Microsoft's April Patch Tuesday update KB5082063 is causing repeated boot loops on some Windows 11 machines, with crashes and distorted visuals before desktop load. Microsoft says the update can repeatedly restart some domain controllers when LSASS crashes during boot and is working on a fix; affected users are advised to uninstall KB5082063 and block redeployment until a fixed build is released. The article highlights a recurring pattern of Windows 11 update instability across January and February.

Analysis

This is less a one-off software quality miss than evidence of a recurring reliability tax being imposed on the Windows ecosystem. The immediate loser is MSFT, not through direct revenue loss today, but via higher enterprise friction: IT teams respond to repeated patch instability by delaying deployment, widening the attack window for everyone, and increasing support/rollback costs for customers. That behavior is structurally negative for Microsoft’s security narrative because the more patch cadence is perceived as hazardous, the more endpoints sit on older builds longer. The second-order effect is a modest but real benefit to managed endpoint, observability, and patch-governance vendors as enterprises look for tools that can stage updates, isolate canaries, and enforce rollback policies.
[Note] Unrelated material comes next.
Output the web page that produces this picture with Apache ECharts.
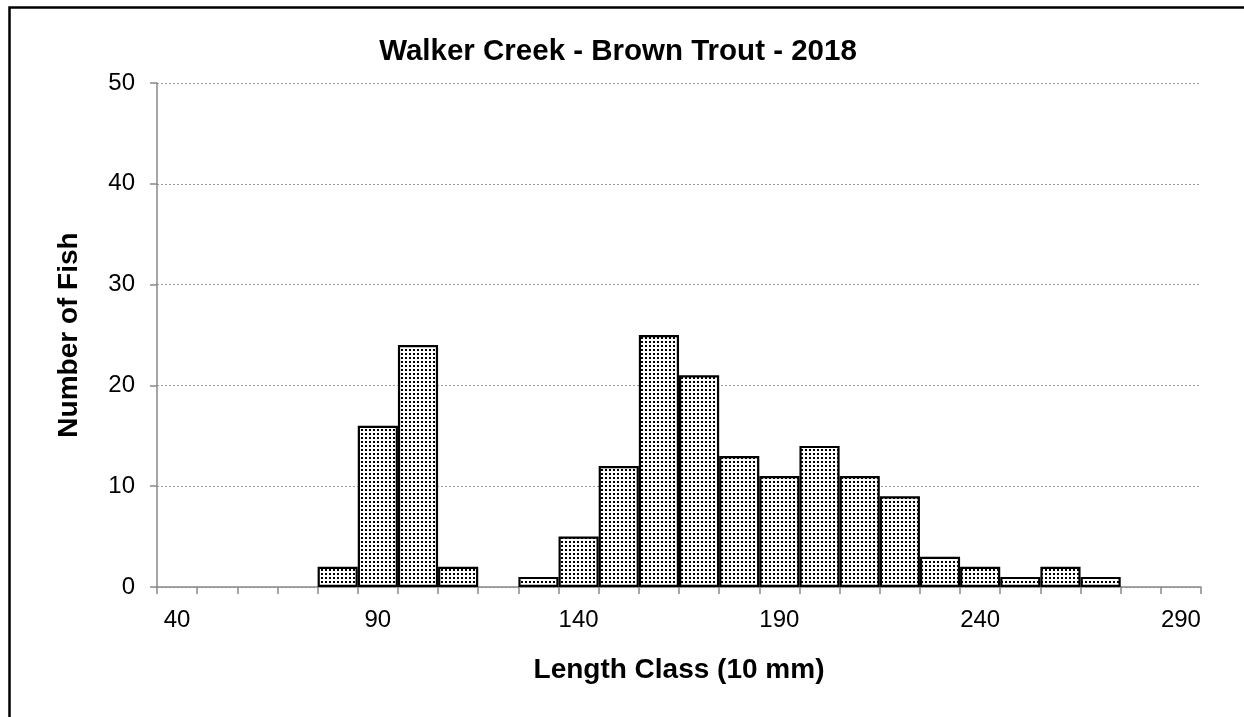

Over the next 1-3 quarters, the likely response is not a wholesale OS migration but a governance shift: more rings, slower deployment, more testing budget, and greater willingness to pay for workflow products that reduce patch risk. That means the earnings impact on MSFT should be muted near term, while the reputational damage compounds if another Windows servicing issue appears inside the next 30-60 days. The market may be underpricing the enterprise behavior change because boot-loop headlines feel tactical, but the real risk is cumulative trust erosion in security patching. If patch confidence remains impaired, the worst case is a temporary rise in unpatched systems, which ironically increases breach probability and could trigger further scrutiny from security teams and regulators. A clean fix from Microsoft would likely reset sentiment quickly, but repeated incidents raise the probability that customers expand use of third-party management layers and delay standardization on Microsoft-native workflows.